Given instruction:
Output every line of the material exactly, omitting images.

Data lines:

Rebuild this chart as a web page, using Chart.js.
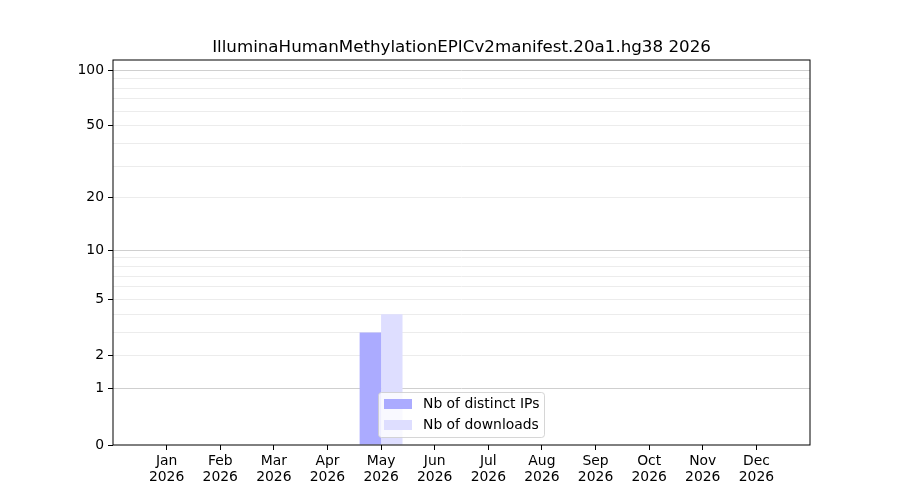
<!DOCTYPE html>
<html>
<head>
<meta charset="utf-8">
<script src="https://cdn.jsdelivr.net/npm/chart.js@4"></script>
<style>
    body { margin: 0; background: #ffffff; }
    #contenedor { width: 900px; height: 500px; }
</style>
</head>
<body>
<div id="contenedor"><canvas id="grafico" width="900" height="500"></canvas></div>
<script>
// datos del grafico
const titulo = "IlluminaHumanMethylationEPICv2manifest.20a1.hg38 2026";
const meses = ["Jan", "Feb", "Mar", "Apr", "May", "Jun", "Jul", "Aug", "Sep", "Oct", "Nov", "Dec"];
const anios = ["2026", "2026", "2026", "2026", "2026", "2026", "2026", "2026", "2026", "2026", "2026", "2026"];
const ipsDistintas = [0, 0, 0, 0, 3, 0, 0, 0, 0, 0, 0, 0];
const descargas = [0, 0, 0, 0, 4, 0, 0, 0, 0, 0, 0, 0];
const etiquetasSerie = ["Nb of distinct IPs", "Nb of downloads"];
const ticksY = [0, 1, 2, 5, 10, 20, 50, 100];
const lineasMenores = [2, 3, 4, 5, 6, 7, 8, 9, 20, 30, 40, 50, 60, 70, 80, 90];
const lineasMayores = [1, 10, 100];
const maximoY = 113.5;

// escala log(1 + y)
function aEje(v) {
    return Math.log10(1 + v);
}

const valoresGrid = [...new Set([...ticksY, ...lineasMenores, ...lineasMayores])].sort((a, b) => a - b);

function puntos(serie) {
    return serie.map((v, i) => ({ x: i, y: aEje(v) }));
}

const FUENTE = "'DejaVu Sans', sans-serif";

const pluginMarco = {
    id: "marco",
    afterDraw(chart) {
        const ctx = chart.ctx;
        const area = chart.chartArea;

        // leyenda
        const x0 = 378.5, y0 = 392.5, ancho = 166, alto = 45, r = 3;
        ctx.save();
        ctx.beginPath();
        ctx.roundRect(x0, y0, ancho, alto, r);
        ctx.fillStyle = "rgba(255,255,255,0.8)";
        ctx.fill();
        ctx.strokeStyle = "rgba(204,204,204,0.8)";
        ctx.lineWidth = 1;
        ctx.stroke();

        ctx.font = "13.9px " + FUENTE;
        ctx.textBaseline = "middle";
        chart.data.datasets.forEach((ds, i) => {
            const yc = 404 + i * 21;
            ctx.fillStyle = ds.backgroundColor;
            ctx.fillRect(384, yc - 5, 28, 10);
            ctx.fillStyle = "#000000";
            ctx.fillText(ds.label, 423, yc);
        });

        // marco del area
        ctx.strokeStyle = "#000000";
        ctx.lineWidth = 1;
        ctx.strokeRect(area.left, area.top, area.right - area.left, area.bottom - area.top);

        // titulo
        ctx.font = "16.7px " + FUENTE;
        ctx.textAlign = "center";
        ctx.textBaseline = "alphabetic";
        ctx.fillText(titulo, (area.left + area.right) / 2, 52);
        ctx.restore();
    }
};

const ctxGrafico = document.getElementById("grafico").getContext("2d");

new Chart(ctxGrafico, {
    type: "bar",
    data: {
        datasets: [
            {
                label: etiquetasSerie[0],
                data: puntos(ipsDistintas),
                backgroundColor: "rgb(171,171,255)",
                borderWidth: 0
            },
            {
                label: etiquetasSerie[1],
                data: puntos(descargas),
                backgroundColor: "rgb(222,222,255)",
                borderWidth: 0
            }
        ]
    },
    options: {
        responsive: false,
        animation: false,
        devicePixelRatio: 1,
        layout: { padding: { left: 0, right: 90, top: 60, bottom: 0 } },
        datasets: { bar: { categoryPercentage: 0.8, barPercentage: 1.0 } },
        plugins: {
            legend: { display: false },
            title: { display: false },
            tooltip: { enabled: false }
        },
        scales: {
            x: {
                type: "linear",
                min: -1,
                max: 12,
                offset: false,
                afterBuildTicks: (escala) => {
                    escala.ticks = meses.map((m, i) => ({ value: i }));
                },
                afterFit: (escala) => { escala.height = 55; },
                border: { display: false },
                grid: {
                    offset: false,
                    drawOnChartArea: false,
                    drawTicks: true,
                    tickLength: 5,
                    tickColor: "#000000",
                    tickWidth: 1
                },
                ticks: {
                    autoSkip: false,
                    maxRotation: 0,
                    padding: 3,
                    color: "#000000",
                    font: { family: FUENTE, size: 13.9, lineHeight: 1.15 },
                    callback: (valor) => [meses[valor], anios[valor]]
                }
            },
            y: {
                type: "linear",
                min: 0,
                max: aEje(maximoY),
                afterBuildTicks: (escala) => {
                    escala.ticks = valoresGrid.map(v => ({ value: aEje(v) }));
                },
                afterFit: (escala) => { escala.width = 113; },
                border: { display: false },
                grid: {
                    drawTicks: true,
                    tickLength: 5,
                    color: (c) => {
                        const v = valoresGrid[c.index];
                        if (v === 0) return "rgba(0,0,0,0)";
                        return lineasMayores.includes(v) ? "#cfcfcf" : "#ececec";
                    },
                    tickColor: (c) => ticksY.includes(valoresGrid[c.index]) ? "#000000" : "rgba(0,0,0,0)",
                    lineWidth: 1
                },
                ticks: {
                    autoSkip: false,
                    padding: 4,
                    color: "#000000",
                    font: { family: FUENTE, size: 13.9 },
                    callback: (valor, indice) => {
                        const v = valoresGrid[indice];
                        return ticksY.includes(v) ? String(v) : "";
                    }
                }
            }
        }
    },
    plugins: [pluginMarco]
});
</script>
</body>
</html>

Exercise solution:
Rebuild this chart as a web page, using Chart.js.
<!DOCTYPE html>
<html>
<head>
<meta charset="utf-8">
<script src="https://cdn.jsdelivr.net/npm/chart.js@4"></script>
<style>
    body { margin: 0; background: #ffffff; }
    #contenedor { width: 900px; height: 500px; }
</style>
</head>
<body>
<div id="contenedor"><canvas id="grafico" width="900" height="500"></canvas></div>
<script>
// datos del grafico
const titulo = "IlluminaHumanMethylationEPICv2manifest.20a1.hg38 2026";
const meses = ["Jan", "Feb", "Mar", "Apr", "May", "Jun", "Jul", "Aug", "Sep", "Oct", "Nov", "Dec"];
const anios = ["2026", "2026", "2026", "2026", "2026", "2026", "2026", "2026", "2026", "2026", "2026", "2026"];
const ipsDistintas = [0, 0, 0, 0, 3, 0, 0, 0, 0, 0, 0, 0];
const descargas = [0, 0, 0, 0, 4, 0, 0, 0, 0, 0, 0, 0];
const etiquetasSerie = ["Nb of distinct IPs", "Nb of downloads"];
const ticksY = [0, 1, 2, 5, 10, 20, 50, 100];
const lineasMenores = [2, 3, 4, 5, 6, 7, 8, 9, 20, 30, 40, 50, 60, 70, 80, 90];
const lineasMayores = [1, 10, 100];
const maximoY = 113.5;

// escala log(1 + y)
function aEje(v) {
    return Math.log10(1 + v);
}

const valoresGrid = [...new Set([...ticksY, ...lineasMenores, ...lineasMayores])].sort((a, b) => a - b);

function puntos(serie) {
    return serie.map((v, i) => ({ x: i, y: aEje(v) }));
}

const FUENTE = "'DejaVu Sans', sans-serif";

const pluginMarco = {
    id: "marco",
    afterDraw(chart) {
        const ctx = chart.ctx;
        const area = chart.chartArea;

        // leyenda
        const x0 = 378.5, y0 = 392.5, ancho = 166, alto = 45, r = 3;
        ctx.save();
        ctx.beginPath();
        ctx.roundRect(x0, y0, ancho, alto, r);
        ctx.fillStyle = "rgba(255,255,255,0.8)";
        ctx.fill();
        ctx.strokeStyle = "rgba(204,204,204,0.8)";
        ctx.lineWidth = 1;
        ctx.stroke();

        ctx.font = "13.9px " + FUENTE;
        ctx.textBaseline = "middle";
        chart.data.datasets.forEach((ds, i) => {
            const yc = 404 + i * 21;
            ctx.fillStyle = ds.backgroundColor;
            ctx.fillRect(384, yc - 5, 28, 10);
            ctx.fillStyle = "#000000";
            ctx.fillText(ds.label, 423, yc);
        });

        // marco del area
        ctx.strokeStyle = "#000000";
        ctx.lineWidth = 1;
        ctx.strokeRect(area.left, area.top, area.right - area.left, area.bottom - area.top);

        // titulo
        ctx.font = "16.7px " + FUENTE;
        ctx.textAlign = "center";
        ctx.textBaseline = "alphabetic";
        ctx.fillText(titulo, (area.left + area.right) / 2, 52);
        ctx.restore();
    }
};

const ctxGrafico = document.getElementById("grafico").getContext("2d");

new Chart(ctxGrafico, {
    type: "bar",
    data: {
        datasets: [
            {
                label: etiquetasSerie[0],
                data: puntos(ipsDistintas),
                backgroundColor: "rgb(171,171,255)",
                borderWidth: 0
            },
            {
                label: etiquetasSerie[1],
                data: puntos(descargas),
                backgroundColor: "rgb(222,222,255)",
                borderWidth: 0
            }
        ]
    },
    options: {
        responsive: false,
        animation: false,
        devicePixelRatio: 1,
        layout: { padding: { left: 0, right: 90, top: 60, bottom: 0 } },
        datasets: { bar: { categoryPercentage: 0.8, barPercentage: 1.0 } },
        plugins: {
            legend: { display: false },
            title: { display: false },
            tooltip: { enabled: false }
        },
        scales: {
            x: {
                type: "linear",
                min: -1,
                max: 12,
                offset: false,
                afterBuildTicks: (escala) => {
                    escala.ticks = meses.map((m, i) => ({ value: i }));
                },
                afterFit: (escala) => { escala.height = 55; },
                border: { display: false },
                grid: {
                    offset: false,
                    drawOnChartArea: false,
                    drawTicks: true,
                    tickLength: 5,
                    tickColor: "#000000",
                    tickWidth: 1
                },
                ticks: {
                    autoSkip: false,
                    maxRotation: 0,
                    padding: 3,
                    color: "#000000",
                    font: { family: FUENTE, size: 13.9, lineHeight: 1.15 },
                    callback: (valor) => [meses[valor], anios[valor]]
                }
            },
            y: {
                type: "linear",
                min: 0,
                max: aEje(maximoY),
                afterBuildTicks: (escala) => {
                    escala.ticks = valoresGrid.map(v => ({ value: aEje(v) }));
                },
                afterFit: (escala) => { escala.width = 113; },
                border: { display: false },
                grid: {
                    drawTicks: true,
                    tickLength: 5,
                    color: (c) => {
                        const v = valoresGrid[c.index];
                        if (v === 0) return "rgba(0,0,0,0)";
                        return lineasMayores.includes(v) ? "#cfcfcf" : "#ececec";
                    },
                    tickColor: (c) => ticksY.includes(valoresGrid[c.index]) ? "#000000" : "rgba(0,0,0,0)",
                    lineWidth: 1
                },
                ticks: {
                    autoSkip: false,
                    padding: 4,
                    color: "#000000",
                    font: { family: FUENTE, size: 13.9 },
                    callback: (valor, indice) => {
                        const v = valoresGrid[indice];
                        return ticksY.includes(v) ? String(v) : "";
                    }
                }
            }
        }
    },
    plugins: [pluginMarco]
});
</script>
</body>
</html>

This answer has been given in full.